Ainda de acordo com Daniela, a Cúpula dos Povos frente ao G20 é uma atividade autogestionada e autônoma que vem propor um debate ideológico amplo, em que a vida real das pessoas está no centro do debate, levando em conta as dimensões econômicas, os territórios, as desigualdades estruturais de raça, gênero e classe, para construir uma plataforma que comunique nossas lutas que, apesar de coletivas, são diversas e diferentes.

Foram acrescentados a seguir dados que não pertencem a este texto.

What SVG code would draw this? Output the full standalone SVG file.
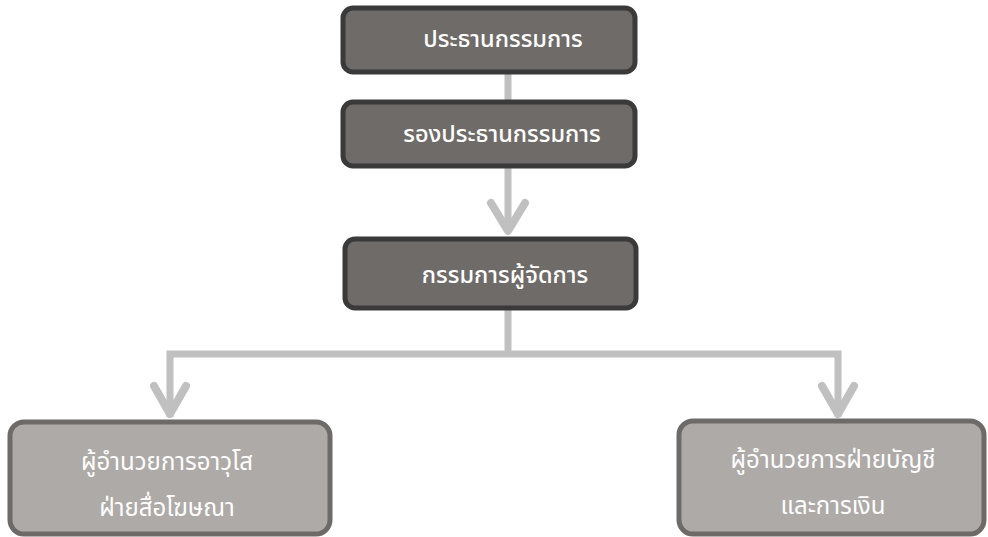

“Há tempos o feminismo trouxe para o debate público a vida privada, apontando que as relações de poder entre homens e mulheres, interseccionadas pelo racismo e patriarcado, dentro de uma sociedade capitalista de classes, se utiliza de nossos corpos para manter sua estrutura de dominação e opressão sobre sobre nós mulheres”, reforçou a educadora.
Quando surgiu a Cúpula dos Povos?
A primeira Cúpula dos Povos no Brasil aconteceu paralelamente à Conferência das Nações Unidas sobre o Desenvolvimento e Meio Ambiente, a ECO-92, também no Rio de Janeiro, em 1992. Movimentos sociais, redes, coletivos e outros sujeitos políticos da sociedade civil que historicamente não eram consultados em processos oficiais, se articularam para apresentar uma plataforma de propostas e de reivindicações a partir de suas realidades concretas, compartilhando seus acúmulos e saberes na relação com os ecossistemas e biomas do planeta. Outro processo de Cúpula dos Povos aconteceu em anos seguintes, como a Cúpula dos Povos contra a ALCA, em 1998 e a Cúpula frente a Rio+20, em 2002.
O que é o G20?
A Cúpula dos Líderes do G20 acontece nos dias 18 e 19 de novembro de 2024 na cidade do Rio de Janeiro e vai reunir lideranças de 19 países membros: África do Sul, Austrália, Arábia Saudita, Argentina, Alemanha, Brasil, Canadá, China, Coréia do sul, Estados Unidos, França, Índia, Indonésia, Itália, Japão, México, Reino Unido, Rússia, Turquia, além de lideranças da União Europeia e da União Africana.
É neste espaço que Chefes de Estado e de Governo aprovam acordos que foram negociados ao longo do ano, e definem caminhos para lidarem com desafios globais. Em 2024, o governo brasileiro preside a reunião do G20 e em 2025, será o anfitrião da COP30, que acontecerá na cidade de Belém, no Pará.